Question

How do you factor \[2x + 2y + ax + ay\]?

Answer 1

Hint: The process of writing an expression as a product of two or more expressions is called factorization and those individual expressions are called as factors of the given expression. When we divide a polynomial by its factor the remainder is zero. To find the factor of the given expression we will first group the terms and then take common and express the expression as a product of two expressions.
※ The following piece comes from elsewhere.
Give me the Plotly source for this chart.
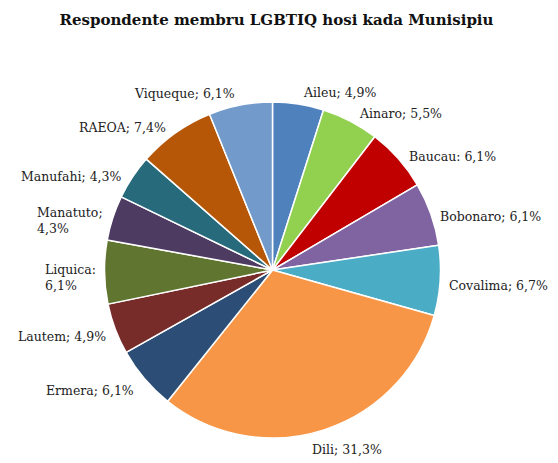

Complete step-by-step solution:
The given expression is:
\[2x + 2y + ax + ay\]
Now we will group the terms. So, we get;
\[ = \left( {2x + 2y} \right) + \left( {ax + ay} \right)\]
On observing carefully, we can see that \[2\] is common in the first bracket and \[a\] is common in the second bracket. So, we will take the common terms out of the bracket.
\[ = 2\left( {x + y} \right) + a\left( {x + y} \right)\]
Now we can see that \[\left( {x + y} \right)\] is common in both the terms. So, we will take it as common and we get,
\[ = \left( {x + y} \right)\left( {2 + a} \right)\]
\[\therefore 2x + 2y + ax + ay = \left( {x + y} \right)\left( {2 + a} \right)\]
Hence, \[\left( {x + y} \right),\left( {2 + a} \right)\] are the factors of \[2x + 2y + ax + ay\].
Additional Information:
One can also solve this question by grouping the terms differently. For example, we can also make the group as:
\[2x + 2y + ax + ay = \left( {2x + ax} \right) + \left( {2y + ay} \right)\]
On taking common from each group, we get;
\[ = x\left( {2 + a} \right) + y\left( {2 + a} \right)\]
On further taking \[\left( {2 + a} \right)\] as common we get;
\[ = \left( {2 + a} \right)\left( {x + y} \right)\]
Similarly, other groups can also be formed but the answer will be the same.
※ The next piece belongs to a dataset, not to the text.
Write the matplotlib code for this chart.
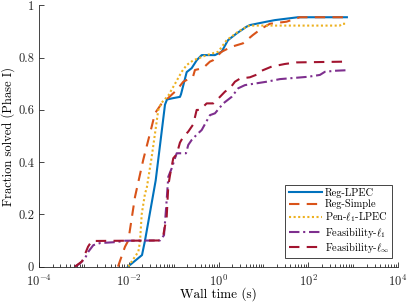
import numpy as np
import matplotlib
matplotlib.use("Agg")
import matplotlib.pyplot as plt
from matplotlib.ticker import FixedLocator, LogLocator, NullFormatter

plt.rcParams['font.family'] = 'serif'
plt.rcParams['font.serif'] = ['cmr10']
plt.rcParams['mathtext.fontset'] = 'cm'
plt.rcParams['axes.formatter.use_mathtext'] = True

# log10(wall time) and fraction solved
reg_lpec_lt = [-2.018, -1.706, -1.639, -1.401, -1.194, -1.149, -1.016, -0.860, -0.837, -0.710, -0.599,
               -0.488, -0.376, -0.080, 0.069, 0.209, 0.403, 0.626, 0.699, 1.071, 1.256, 1.768, 2.860]
reg_lpec_f = [0.0, 0.044, 0.10, 0.33, 0.62, 0.64, 0.645, 0.65, 0.66, 0.745, 0.76,
              0.79, 0.81, 0.81, 0.823, 0.867, 0.893, 0.919, 0.925, 0.938, 0.944, 0.955, 0.955]

reg_simple_lt = [-2.241, -2.085, -2.011, -1.862, -1.677, -1.528, -1.416, -1.267, -1.127, -0.933, -0.786,
                 -0.570, -0.526, -0.347, -0.192, -0.125, 0.069, 0.292, 0.543, 0.766, 0.960, 1.145,
                 1.517, 1.813, 2.853]
reg_simple_f = [0.0, 0.076, 0.10, 0.267, 0.41, 0.51, 0.587, 0.625, 0.645, 0.676, 0.708,
                0.727, 0.753, 0.76, 0.785, 0.79, 0.823, 0.842, 0.855, 0.887, 0.912, 0.93,
                0.938, 0.955, 0.955]

pen_l1_lt = [-2.011, -1.788, -1.751, -1.713, -1.639, -1.601, -1.490, -1.416, -1.343, -1.267, -1.120,
             -0.971, -0.822, -0.710, -0.563, -0.265, -0.007, 0.180, 0.439, 0.626, 0.699, 2.704,
             2.742, 2.853]
pen_l1_f = [0.0, 0.057, 0.095, 0.2, 0.28, 0.30, 0.42, 0.51, 0.60, 0.628, 0.655,
            0.70, 0.746, 0.772, 0.79, 0.81, 0.823, 0.867, 0.90, 0.919, 0.923, 0.923,
            0.93, 0.93]

feas_l1_lt = [-3.198, -3.087, -2.976, -2.902, -2.791, -2.641, -2.269, -2.085, -1.305, -1.216, -1.171,
              -1.120, -1.045, -0.971, -0.933, -0.726, -0.675, -0.599, -0.488, -0.376, -0.192, -0.080,
              0.105, 0.292, 0.439, 0.588, 0.849, 1.071, 1.367, 1.998, 2.258, 2.370, 2.592, 2.853]
feas_l1_f = [0.0, 0.012, 0.032, 0.057, 0.082, 0.09, 0.094, 0.099, 0.10, 0.12, 0.22,
             0.344, 0.376, 0.415, 0.434, 0.434, 0.466, 0.485, 0.505, 0.523, 0.58, 0.587,
             0.625, 0.65, 0.683, 0.695, 0.702, 0.708, 0.718, 0.727, 0.734, 0.746, 0.75, 0.752]

feas_linf_lt = [-3.198, -3.042, -2.909, -2.826, -1.305, -1.232, -1.156, -1.120, -1.082, -1.009, -0.933,
                -0.860, -0.793, -0.675, -0.563, -0.488, -0.414, -0.265, -0.118, 0.031, 0.143, 0.254,
                0.365, 0.477, 0.699, 0.922, 0.959, 1.183, 1.479, 1.739, 2.853]
feas_linf_f = [0.0, 0.02, 0.076, 0.098, 0.10, 0.12, 0.19, 0.31, 0.35, 0.415, 0.43,
               0.475, 0.495, 0.517, 0.545, 0.60, 0.60, 0.625, 0.625, 0.65, 0.67, 0.683,
               0.708, 0.72, 0.725, 0.74, 0.75, 0.766, 0.776, 0.782, 0.785]

labels = ['Reg-LPEC', 'Reg-Simple', r'Pen-$\ell_1$-LPEC', r'Feasibility-$\ell_1$', r'Feasibility-$\ell_\infty$']
colors = ['#0072BD', '#D95319', '#EDB120', '#7E2F8E', '#A2142F']

fig = plt.figure(figsize=(4.07, 3.05), dpi=100)
ax = fig.add_axes([0.096, 0.126, 0.882, 0.856])

series = [(reg_lpec_lt, reg_lpec_f), (reg_simple_lt, reg_simple_f), (pen_l1_lt, pen_l1_f),
          (feas_l1_lt, feas_l1_f), (feas_linf_lt, feas_linf_f)]
styles = [dict(linestyle='-'), dict(linestyle=(0, (5, 3.5))), dict(linestyle=(0, (1, 1.2))),
          dict(linestyle=(0, (5, 1.8, 1, 1.8))), dict(linestyle=(0, (5, 3.5)))]

for (lt, f), lab, c, st in zip(series, labels, colors, styles):
    ax.plot(10 ** np.array(lt), f, color=c, lw=1.5, label=lab, **st)

ax.set_xscale('log')
ax.set_xlim(1e-4, 1e4)
ax.set_ylim(0, 1)
ax.xaxis.set_major_locator(FixedLocator([1e-4, 1e-2, 1e0, 1e2, 1e4]))
ax.xaxis.set_minor_locator(LogLocator(base=10, subs=np.arange(1, 10), numticks=30))
ax.xaxis.set_minor_formatter(NullFormatter())
ax.set_xticklabels([r'$10^{-4}$', r'$10^{-2}$', r'$10^{0}$', r'$10^{2}$', r'$10^{4}$'])
ax.set_yticks([0, 0.2, 0.4, 0.6, 0.8, 1])
ax.set_yticklabels(['0', '0.2', '0.4', '0.6', '0.8', '1'])

for s in ['top', 'right']:
    ax.spines[s].set_visible(False)
for s in ['left', 'bottom']:
    ax.spines[s].set_color('#262626')
    ax.spines[s].set_linewidth(0.6)
ax.tick_params(which='both', direction='in', colors='#262626', labelsize=9, width=0.6)
ax.tick_params(which='major', length=3.5)
ax.tick_params(which='minor', length=2)
ax.tick_params(axis='x', which='major', pad=5)

ax.set_xlabel('Wall time (s)', fontsize=9.5)
ax.set_ylabel('Fraction solved (Phase I)', fontsize=9)
ax.xaxis.set_label_coords(0.5, -0.08)
ax.yaxis.set_label_coords(-0.066, 0.5)

leg = ax.legend(loc='lower right', bbox_to_anchor=(0.99, 0.025), fontsize=7.5, fancybox=False,
                framealpha=1, edgecolor='#262626', handlelength=3.2, handletextpad=0.3,
                borderpad=0.3, labelspacing=0.12, borderaxespad=0.2)
leg.get_frame().set_linewidth(0.6)

fig.savefig('out.png', dpi=100)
Note: One important thing should note here is that when we deal with the numbers, the factors are always less than or equal to the given number and when we deal with polynomials the degree of factors are less than or equal to the degree of the given polynomial. One interesting thing to note is that the greatest factor of a number is the number itself.